Thursday, March 8, 2018

Alchemy

Everybody sort of knows about alchemy and rejects it--turning lead into gold, let's not get silly!  But in the Middle Ages it was a major branch of philosophy.  This is why the first Harry Potter book was entitled (in the UK) Harry Potter and the Philosopher's Stone.

As you doubtless can guess if you've been reading this blog, I'm not about to say, "Ha, how dumb can they get in the Middle Ages?  Lead into gold indeed!"  Rather alchemy, which in fact became the ancestor of what we consider chemistry, started as a theoretical musing on the nature of the universe.  Medieval Europe got it from the Arabs (as the prefix al- should have told you),  from the eighth or ninth century onward.  The Arabs in turn had gotten a lot of it from ancient Greek philosophy.

The starting point was the question of what was the basic "stuff" of the universe, the assumption that everything, if reduced to its smallest bits, might be the same.  We actually believe this now.  Everything is composed of atoms, whether it's a rock or a tree or a person or a drop of water.  And if everything is composed of the same smallest bits, just rearranged differently, then it makes sense that one substance can be turned into another.  We don't turn lead into gold, but we are happy to think that hydrogen and oxygen combine to make water.

Medieval people actually didn't concentrate on the lead-to-gold thing until the end of the Middle Ages (and they didn't worry about some magical "stone").  Their main interest was copper-to-gold, or even gold-to-copper, and this wasn't an issue about creating wealth.  Rather it was seeing two shiny metals as metaphors.  Copper started by looking like gold, like the sun, then turned green with verdigris to look like natural growing things.

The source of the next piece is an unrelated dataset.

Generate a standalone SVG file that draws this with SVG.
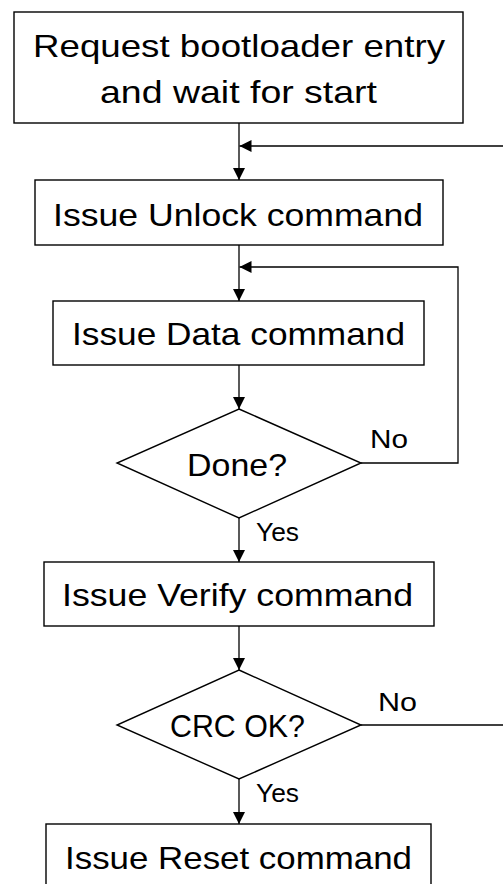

 Human action, it was understood, turned one thing into something else.  So as copper was smelted or hammered by humans, it was considered to undergo an alchemical change.  What had once been a nugget of ore was now a coin, or an oil lamp, or a door knocker.  There were methods that would turn copper green faster than natural weathering.  So alchemy was a way to ponder the relationship between nature and human.

Alchemy was considered a good Christian science.  After all, in transubstantiation, the Communion wafer became the body of Christ.  Now it also at the same time remained a wafer, and finding actual blood in one's wafer was considered unorthodox at best, but it did change its substance (that's what transubstantiation means), by what was considered an example of divine alchemy.

Modern people tend to draw distinctions between "real" sciences, like chemistry and astronomy, and "fake" sciences, like alchemy and astrology, conveniently leaving out the detail that the former derived from the latter.  And in fact medieval people were very aware of the danger of charlatans promising that they could make you rich if you just gave them money for their alchemical experiments, or tell you which decisions to make depending on the phase of the moon or stars.

© C. Dale Brittain 2018

1 comment:

  1. Thanks for a wonderful post. Given that, every couple of years, scientists find yet another remarkable and unintuitive property of water that turns out to be essential for the existence of life, lead transmuting into gold still seems less astonishing (to use your example) than hydrogen and oxygen combining to create something as miraculous as water. No, I don’t actually believe that – except in neutron star collisions - lead transmutes into gold. I have a degree in physics and a long career in engineering. But I still do believe that water… and life, are a far more miraculous phenomenon.

    Also thanks for the insight into the origin of the word “alchemy.” I don’t feel too bad about my ignorance because there are hundreds of other “al-“ English words that don’t have that origin; nonetheless, learning the Eastern source of the word is delightful.